Mistake 3: Moving too much data at once
Large reassignment operations can put heavy pressure on network and disk. Do not apply a broad generated reassignment plan blindly. Review the current assignment, throttle movement, and phase large moves gradually, especially on high-throughput clusters.
Mistake 4: Ignoring disk thresholds
Disk pressure can lead to producer throttling or blocking based on broker disk quota behavior. Plan capacity before reaching critical thresholds.
Mistake 5: Assuming scale-in or scale-down is supported
OCI Managed Kafka does not currently support customer-driven broker removal, cluster scale-in, or scale-down. Customers should plan capacity with expected growth, retention, replication factor, and operational headroom in mind.
Key takeaway
Broker capacity scaling in OCI Streaming with Apache Kafka is primarily a capacity scaling operation. Use it when the cluster needs more compute, network, disk, storage, or fault-tolerance headroom.
Adding brokers does not automatically increase consumer parallelism, and it may not automatically redistribute existing partition replicas. For many production scaling events, the complete workflow is:
1. Identify the bottleneck.
2. Scale out the cluster or scale up supported broker resources.
3. Verify cluster health.
4. Reassign replicas or rebalance leaders if needed.
5. Monitor broker, Kafka, and application metrics.
6. Increase partitions only if application parallelism still requires it.
Used carefully, broker capacity scaling gives OCI Managed Kafka users more room for growth and more operational headroom.
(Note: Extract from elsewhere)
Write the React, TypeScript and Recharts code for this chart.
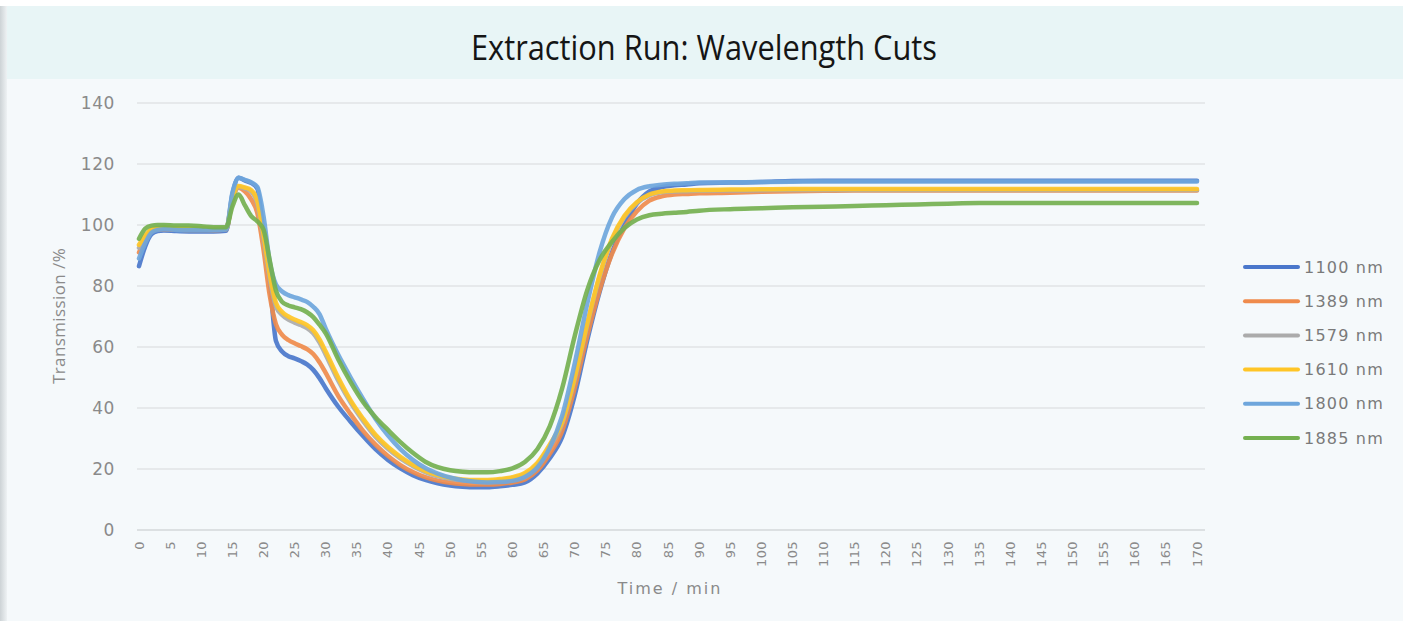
import React from 'react';
import { LineChart, Line, XAxis, YAxis, CartesianGrid } from 'recharts';

const TIMES = [0, 1, 2, 3, 4, 6, 8, 10, 12, 14, 15, 16, 17, 18, 19, 20, 21, 22, 23, 24, 25, 26, 27, 28, 29, 30,
  32, 34, 36, 38, 40, 42, 44, 46, 48, 50, 52, 54, 56, 58, 60, 62, 64, 66, 68, 70, 72, 74, 76, 78, 80, 82, 84, 86, 88, 90,
  95, 100, 105, 110, 115, 120, 125, 130, 135, 140, 145, 150, 155, 160, 165, 170];

const S1100 = [86.5, 93, 97, 98, 98.2,
  98, 97.9, 97.9, 97.9, 98.1,
  110, 115.5, 114.6, 113.8, 112, 97, 82, 62, 58.5, 57, 56.3, 55.4, 54.3, 52.5, 49.8, 46.5,
  40.5, 35.5, 30.8, 26.5, 23, 20.2, 18, 16.4, 15.3, 14.6, 14.2, 14, 14, 14.3, 14.8, 15.6, 18.5, 23.5, 30.5, 44, 62, 78, 91, 100, 107, 111, 112.4, 113, 113.3, 113.7,
  113.9, 114.1, 114.4, 114.5, 114.5, 114.5, 114.5, 114.5, 114.5, 114.5, 114.5, 114.5, 114.5, 114.5, 114.5, 114.5];

const S1389 = [91, 95, 97.8, 98.5, 98.6,
  98.5, 98.4, 98.4, 98.3, 98.5,
  108, 112.2, 111, 108.5, 104, 92, 77, 67.5, 64, 62.3, 61.2, 60.3, 59.3, 57.7, 55, 51.5,
  44, 38, 32.5, 28, 24.3, 21.3, 19, 17.3, 16.2, 15.5, 15.1, 14.9, 14.9, 15.1, 15.6, 16.6, 19.5, 25, 32.5, 46.5, 63.5, 78.5, 90.5, 99, 104.5, 108, 109.4, 110, 110.2, 110.4,
  110.6, 110.9, 111.1, 111.2, 111.3, 111.3, 111.3, 111.3, 111.3, 111.3, 111.3, 111.3, 111.3, 111.3, 111.3, 111.3];

const S1579 = [92.5, 96, 98.3, 98.8, 99,
  98.8, 98.7, 98.7, 98.6, 98.7,
  108.3, 112.5, 112, 111, 107, 95.5, 82.5, 73.3, 70.5, 69, 68, 67.2, 66.2, 64.5, 61.5, 57.5,
  49, 41.8, 35.8, 30.6, 26.6, 23.5, 21, 19, 17.6, 16.8, 16.3, 16.1, 16.1, 16.4, 17, 18.3, 21.5, 27.3, 35, 49.3, 67, 83, 95, 102.6, 107.2, 109.7, 110.7, 111, 111.1, 111.2,
  111.3, 111.4, 111.5, 111.5, 111.5, 111.5, 111.5, 111.5, 111.5, 111.5, 111.5, 111.5, 111.5, 111.5, 111.5, 111.5];

const S1610 = [93.5, 96.5, 98.6, 99, 99.2,
  99, 98.9, 98.9, 98.8, 98.9,
  108.5, 112.8, 112.3, 111.5, 108, 97, 84, 74.5, 71.5, 70, 69, 68.2, 67.2, 65.5, 62.5, 58.5,
  50, 42.5, 36.5, 31.2, 27.2, 24, 21.4, 19.4, 18, 17.1, 16.6, 16.4, 16.4, 16.7, 17.3, 18.7, 22, 28, 35.5, 50, 67.5, 83.5, 95.5, 103, 107.5, 110, 111, 111.3, 111.4, 111.5,
  111.6, 111.7, 111.8, 111.8, 111.8, 111.8, 111.8, 111.8, 111.8, 111.8, 111.8, 111.8, 111.8, 111.8, 111.8, 111.8];

const S1800 = [89, 94, 97.5, 98.4, 98.6,
  98.4, 98.3, 98.3, 98.3, 98.5,
  110.5, 115.5, 114.8, 114, 112.5, 103, 88, 80.5, 78.2, 77, 76.3, 75.6, 74.8, 73.2, 70.8, 66,
  57.5, 50, 43, 36.5, 31, 26.5, 23, 20.3, 18.5, 17.2, 16.3, 15.8, 15.6, 15.7, 16.1, 17.4, 20.5, 27, 37.5, 54.5, 74, 91, 102.5, 108.5, 111.5, 112.7, 113.2, 113.5, 113.7, 113.9,
  114, 114.1, 114.2, 114.3, 114.3, 114.3, 114.3, 114.3, 114.3, 114.3, 114.3, 114.3, 114.3, 114.3, 114.3, 114.3];

const S1885 = [95.5, 98.8, 99.8, 100, 100,
  99.8, 99.8, 99.6, 99.3, 99.3,
  106, 110, 106.5, 103, 101.2, 98.5, 88.5, 78.5, 74.8, 73.6, 73, 72.4, 71.4, 69.8, 67.3, 64.5,
  56, 48.5, 42, 37, 32.8, 28.8, 25.3, 22.4, 20.6, 19.6, 19.1, 18.9, 18.9, 19.3, 20.2, 22.3, 26.5, 34, 46.5, 63.5, 78.5, 88.5, 94.5, 99, 101.8, 103.2, 103.7, 104, 104.3, 104.7,
  105.2, 105.5, 105.8, 106, 106.2, 106.5, 106.7, 107, 107.2, 107.2, 107.2, 107.2, 107.2, 107.2, 107.2, 107.2];

const X_TICKS = [0, 5, 10, 15, 20, 25, 30, 35, 40, 45, 50, 55, 60, 65, 70, 75, 80, 85, 90, 95, 100, 105, 110, 115,
  120, 125, 130, 135, 140, 145, 150, 155, 160, 165, 170];
const Y_TICKS = [0, 20, 40, 60, 80, 100, 120, 140];

const SERIES = [
  { key: 's1100', name: '1100 nm', color: '#4A77CB', values: S1100 },
  { key: 's1389', name: '1389 nm', color: '#EF8B4C', values: S1389 },
  { key: 's1579', name: '1579 nm', color: '#ABABAB', values: S1579 },
  { key: 's1610', name: '1610 nm', color: '#FFC526', values: S1610 },
  { key: 's1800', name: '1800 nm', color: '#6EA6DC', values: S1800 },
  { key: 's1885', name: '1885 nm', color: '#74B050', values: S1885 },
];

const DATA = TIMES.map((t, i) => {
  const row: Record<string, number> = { t };
  SERIES.forEach((s) => { row[s.key] = s.values[i]; });
  return row;
});

const TICK_COLOR = '#8a8a8a';

const XTick = (props: any) => {
  const { x, y, payload } = props;
  return (
    <text x={x} y={y} transform={`rotate(-90 ${x} ${y})`} textAnchor="end" dominantBaseline="central"
      fill={TICK_COLOR} fontSize={13} fontFamily="DejaVu Sans" letterSpacing={0.4}>
      {payload.value}
    </text>
  );
};

export default function App() {
  return (
    <div style={{ position: 'absolute', left: 0, top: 0, width: 1403, height: 621, background: '#ffffff', overflow: 'hidden' }}>
      <div style={{ position: 'absolute', left: 0, top: 79, width: 1403, height: 542, background: '#F5F9FB' }} />
      <div style={{ position: 'absolute', left: 0, top: 6, width: 1403, height: 73, background: '#E8F5F6' }} />
      <div style={{ position: 'absolute', left: 0, top: 6, width: 7, height: 615, background: 'linear-gradient(to right, #cdd3d6, #eef2f4)' }} />
      <div style={{ position: 'absolute', left: 0, top: 0 }}>
        <LineChart width={1403} height={621} data={DATA} margin={{ top: 103, right: 198, bottom: 51, left: 77 }}>
          <CartesianGrid vertical={false} stroke="#E0E3E6" strokeWidth={1.5} />
          <XAxis dataKey="t" type="number" domain={[0, 170]} ticks={X_TICKS} interval={0}
            tickLine={false} tickSize={0} tickMargin={11} height={40}
            axisLine={{ stroke: '#D9DCDF', strokeWidth: 1.5 }} padding={{ left: 2, right: 8 }}
            tick={<XTick />} />
          <YAxis type="number" domain={[0, 140]} ticks={Y_TICKS} interval={0} width={60}
            axisLine={false} tickLine={false} tickSize={0} tickMargin={22}
            tick={{ fill: TICK_COLOR, fontSize: 17, fontFamily: 'DejaVu Sans', letterSpacing: 0.6 }} />
          {SERIES.map((s) => (
            <Line key={s.key} dataKey={s.key} name={s.name} type="monotone" stroke={s.color}
              strokeWidth={4.5} strokeOpacity={0.92} dot={false} activeDot={false} isAnimationActive={false}
              strokeLinejoin="round" strokeLinecap="round" />
          ))}
        </LineChart>
      </div>
      <svg width={1403} height={621} style={{ position: 'absolute', left: 0, top: 0, pointerEvents: 'none' }}>
        <text x={704} y={60} textAnchor="middle" fontSize={34} fontFamily="Open Sans" fill="#151515"
          textLength={466} lengthAdjust="spacingAndGlyphs">Extraction Run: Wavelength Cuts</text>
        <text x={58} y={316} transform="rotate(-90 58 316)" textAnchor="middle" dominantBaseline="central"
          fontSize={17} fontFamily="Open Sans" fill={TICK_COLOR} letterSpacing={0.4}>Transmission /%</text>
        <text x={670} y={594} textAnchor="middle" fontSize={16} fontFamily="DejaVu Sans" fill={TICK_COLOR}
          letterSpacing={2}>Time / min</text>
        {SERIES.map((s, i) => {
          const cy = 267 + i * 34.2;
          return (
            <g key={s.key}>
              <line x1={1245} x2={1298} y1={cy} y2={cy} stroke={s.color} strokeWidth={4} strokeLinecap="round" />
              <text x={1304} y={cy} dominantBaseline="central" fontSize={16} fontFamily="DejaVu Sans"
                fill="#7a7a7a" letterSpacing={1.2}>{s.name}</text>
            </g>
          );
        })}
      </svg>
    </div>
  );
}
The key is to scale for the right reason, plan any follow-up balancing work, and validate the result with metrics rather than assuming added capacity is automatically carrying traffic.
Final checklist
Before resizing the Kafka cluster
- Confirm the bottleneck is broker capacity, not partition-level parallelism.
- Capture broker CPU, network, disk, latency, ISR, and consumer lag baselines.
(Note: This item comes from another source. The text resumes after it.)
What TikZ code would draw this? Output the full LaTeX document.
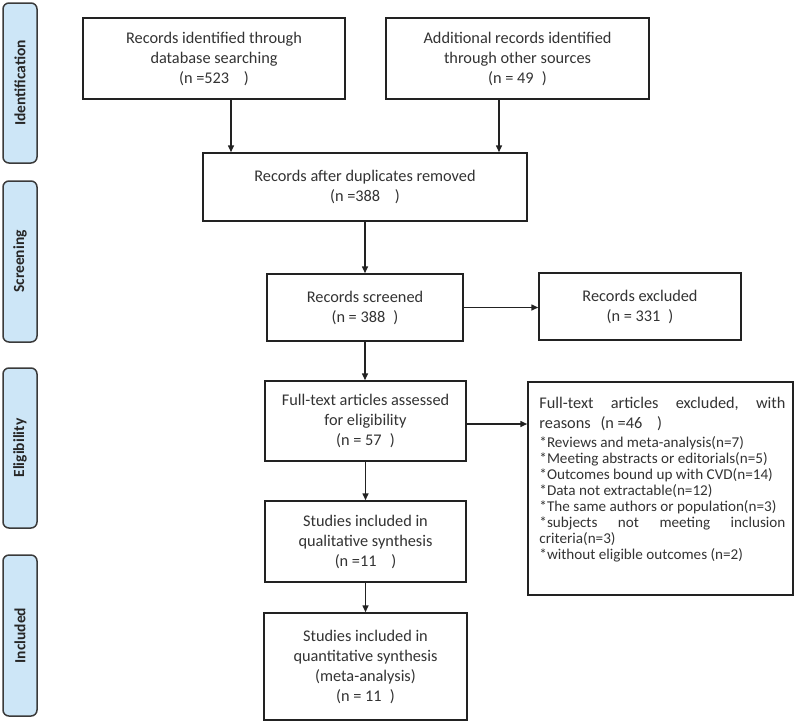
\documentclass[tikz,border=0pt]{standalone}
\usepackage{fontspec}
\usepackage{graphicx}
\setmainfont{Carlito}
\usetikzlibrary{arrows.meta}
\definecolor{stagefill}{HTML}{CDE6F7}
\definecolor{linec}{HTML}{222222}
\definecolor{stagec}{HTML}{3A3A3A}
\definecolor{txt}{HTML}{333333}
\newsavebox\lineprobe
\begin{document}
\sbox\lineprobe{\normalfont\fontsize{15}{16}\selectfont *The same authors or population(n=3)}%
\pgfmathsetmacro\sfac{237/\the\wd\lineprobe}%
\pgfmathsetlengthmacro\innerw{246/\sfac}%
\begin{tikzpicture}[x=1pt,y=-1pt,
  box/.style={draw=linec, line width=1.5pt, fill=white, text=txt, align=center,
    font=\fontsize{16.3}{20}\selectfont, inner sep=0pt},
  stage/.style={draw=stagec, line width=1.5pt, fill=stagefill, rounded corners=6pt,
    inner sep=0pt, text=black!85, font=\fontsize{15.5}{18}\selectfont\bfseries},
  arr/.style={-{Triangle[length=7pt,width=6pt]}, line width=1.5pt, draw=linec}]
\useasboundingbox (0,0) rectangle (800,724);

% stage bars
\node[stage, rotate=90, minimum width=160, minimum height=34] (s1) at (20,83) {Identification};
\node[stage, rotate=90, minimum width=161, minimum height=34] (s2) at (20,261.5) {Screening};
\node[stage, rotate=90, minimum width=160, minimum height=34] (s3) at (20,448) {Eligibility};
\node[stage, rotate=90, minimum width=161, minimum height=34] (s4) at (20,635.5) {Included};

% boxes
\node[box, minimum width=262, minimum height=81] (A) at (214,58.5)
  {Records identified through\\database searching\\(n =523\hspace{0.9em})};
\node[box, minimum width=263, minimum height=81] (B) at (517.5,58.5)
  {Additional records identified\\through other sources\\(n = 49\hspace{0.5em})};
\node[box, minimum width=324, minimum height=68] (C) at (365,187)
  {Records after duplicates removed\\(n =388\hspace{0.9em})};
\node[box, minimum width=196, minimum height=67] (D) at (365,307.5)
  {Records screened\\(n = 388\hspace{0.5em})};
\node[box, minimum width=202, minimum height=67] (E) at (640,306.5)
  {Records excluded\\(n = 331\hspace{0.5em})};
\node[box, minimum width=201, minimum height=80] (F) at (365.5,421)
  {Full-text articles assessed\\for eligibility\\(n = 57\hspace{0.5em})};
\node[box, minimum width=265, minimum height=213] (G) at (660.5,488.5) {};
\node[anchor=north west, inner sep=0pt, text=txt] (Gt) at ([xshift=12,yshift=-16]G.north west)
  {\parbox[t]{246pt}{%
    \fontsize{16.3}{20}\selectfont
    \hbox to \linewidth{Full-text\hfill articles\hfill excluded,\hfill with}
    reasons\hspace{0.6em}(n =46\hspace{0.9em})\par
    \vspace{-1.3pt}
    \scalebox{\sfac}[1]{\parbox[t]{\innerw}{\fontsize{15}{16}\selectfont
      *Reviews and meta-analysis(n=7)\par
      *Meeting abstracts or editorials(n=5)\par
      *Outcomes bound up with CVD(n=14)\par
      *Data not extractable(n=12)\par
      *The same authors or population(n=3)\par
      \hbox to \linewidth{*subjects\hfill not\hfill meeting\hfill inclusion}
      criteria(n=3)\par
      *without eligible outcomes (n=2)}}}};
\node[box, minimum width=201, minimum height=81] (H) at (365.5,541.5)
  {Studies included in\\qualitative synthesis\\(n =11\hspace{0.9em})};
\node[box, minimum width=203, minimum height=107] (I) at (365.5,666.5)
  {Studies included in\\quantitative synthesis\\(meta-analysis)\\(n = 11\hspace{0.5em})};

% connectors
\draw[arr] ([xshift=17]A.south) -- ([xshift=17]A.south |- C.north);
\draw[arr] ([xshift=-18.5]B.south) -- ([xshift=-18.5]B.south |- C.north);
\draw[arr] (C.south) -- (C.south |- D.north);
\draw[arr] (D.east) -- (D.east -| E.west);
\draw[arr] (D.south) -- (D.south |- F.north);
\draw[arr] ([yshift=-3]F.east) -- ([yshift=-3]F.east -| G.west);
\draw[arr] (F.south) -- (F.south |- H.north);
\draw[arr] (H.south) -- (H.south |- I.north);
\end{tikzpicture}
\end{document}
- Review topic count, partition count, and total replica count.
- Check service limits, quotas, and target broker count.
- Validate subnet and network readiness if applicable.
- Plan whether replica or leader balancing is needed after the resize.
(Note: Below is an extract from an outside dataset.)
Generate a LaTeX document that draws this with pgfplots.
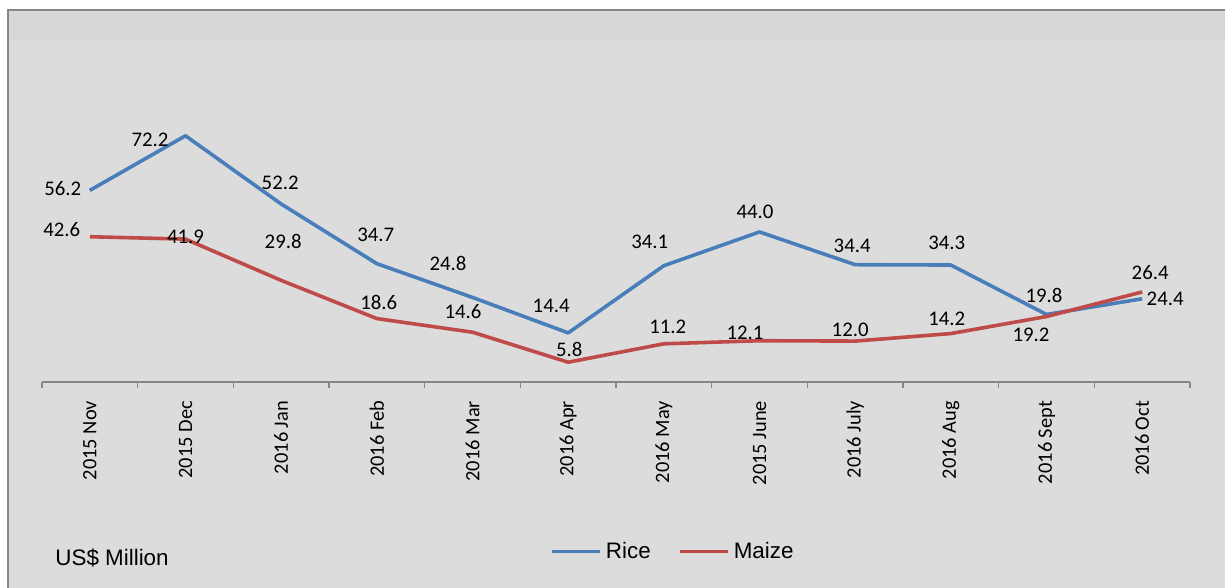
\documentclass[border=0pt]{standalone}
\usepackage{pgfplots}
\pgfplotsset{compat=1.18}
\usepackage{pgfplotstable}
\usepackage{fontspec}
\setmainfont{Carlito}
\newfontfamily\arial{Liberation Sans}
\definecolor{bgc}{RGB}{220,220,220}
\definecolor{bandc}{RGB}{215,215,215}
\definecolor{ricec}{RGB}{74,126,187}
\definecolor{maizec}{RGB}{190,75,72}
\definecolor{axc}{RGB}{134,134,134}

\pgfplotstableread{
x y dx dy
0 56.2 -13.5 0.75
1 72.2 -17.75 -2
2 52.2 -0.5 10.5
3 34.7 -0.5 14.5
4 24.8 -12.25 17
5 14.4 -8.5 13.5
6 34.1 -7 12
7 44.0 -2.25 10
8 34.4 -1.5 9.5
9 34.3 -2 11
10 19.8 -1.25 9.25
11 24.4 11.5 0
}\rice

\pgfplotstableread{
x y dx dy
0 42.6 -14 3.75
1 41.9 0 1
2 29.8 1 19.5
3 18.6 1 8
4 14.6 -4.75 10.5
5 5.8 0.5 6.5
6 11.2 2 8.5
7 12.1 -7.25 4
8 12.0 -2.5 5.5
9 14.2 -2 7.25
10 19.2 -7.75 -9.25
11 26.4 4 9.5
}\maize

\begin{document}
\begin{tikzpicture}
\path[use as bounding box] (0,0) rectangle (612.5pt,294pt);
\fill[white] (0,0) rectangle (612.5pt,294pt);
\fill[bgc] (4pt,0) rectangle (612.5pt,289pt);
\fill[bandc] (4pt,274pt) rectangle (612.5pt,289pt);
\draw[axc, line width=0.8pt] (4pt,0) -- (4pt,289pt) -- (612.5pt,289pt);

\begin{axis}[
  at={(21pt,103pt)}, anchor=south west,
  scale only axis, width=574pt, height=144.93pt,
  xmin=-0.5, xmax=11.5, ymin=0, ymax=85,
  axis y line=none, axis x line=bottom,
  x axis line style={-, draw=axc, line width=0.8pt},
  xtick={0,...,11},
  xticklabels={2015 Nov,2015 Dec,2016 Jan,2016 Feb,2016 Mar,2016 Apr,2016 May,2015 June,2016 July,2016 Aug,2016 Sept,2016 Oct},
  major tick length=0pt,
  xticklabel style={rotate=90, anchor=east, font=\fontsize{10.2}{12}\selectfont, text=black, xshift=-6pt},
  extra x ticks={-0.5,0.5,...,11.5},
  extra x tick labels={},
  extra x tick style={major tick length=3pt, tick align=outside, tick style={draw=axc, line width=0.6pt}},
  clip=false,
  legend style={at={(axis description cs:0.443,-0.5865)}, anchor=west, draw=none, fill=none,
    font=\arial\fontsize{11.2}{13}\selectfont, inner sep=0pt,
    /tikz/every even column/.append style={column sep=12pt}},
  legend columns=2,
  legend image code/.code={\draw[#1, line width=1.5pt] (0pt,0pt) -- (24pt,0pt);},
  every node near coord/.append style={anchor=center, text=black, font=\fontsize{10.4}{12}\selectfont, inner sep=0pt},
  nodes near coords={\pgfmathprintnumber[fixed,fixed zerofill,precision=1,assume math mode=true]{\pgfplotspointmeta}},
]
\addplot[ricec, line width=1.8pt, line join=round, point meta=y,
  visualization depends on={\thisrow{dx}\as\dx},
  visualization depends on={\thisrow{dy}\as\dy},
  every node near coord/.append style={xshift=\dx pt, yshift=\dy pt}]
  table[x=x,y=y]{\rice};
\addlegendentry{Rice}
\addplot[maizec, line width=1.8pt, line join=round, point meta=y,
  visualization depends on={\thisrow{dx}\as\dx},
  visualization depends on={\thisrow{dy}\as\dy},
  every node near coord/.append style={xshift=\dx pt, yshift=\dy pt}]
  table[x=x,y=y]{\maize};
\addlegendentry{Maize}
\end{axis}

\node[anchor=west, font=\arial\fontsize{11.2}{13}\selectfont, inner sep=0pt] at (27.5pt,15pt) {US\$ Million};
\end{tikzpicture}
\end{document}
- Choose a controlled window for critical workloads.
During the scaling operation
- Update broker count or broker resources through supported OCI Console, CLI, API, or automation workflows.
- Monitor cluster lifecycle state.
- Watch broker health, under-replicated partitions, offline partitions, and application errors.
- Avoid stacking unrelated major changes at the same time.
After resizing the Kafka cluster
- Verify expected broker count and broker health.
- Check whether new brokers are carrying replicas and leaders.
- Reassign replicas if existing load needs to move.
- Rebalance leaders if request load is uneven.
- Monitor CPU, network, disk, latency, ISR, and consumer lag.
- Validate that the original bottleneck improved.
Broker capacity scaling is one part of a broader Kafka scaling strategy. Combine it with thoughtful partition planning, retention management, replication design, and workload monitoring to keep streaming applications reliable as they grow.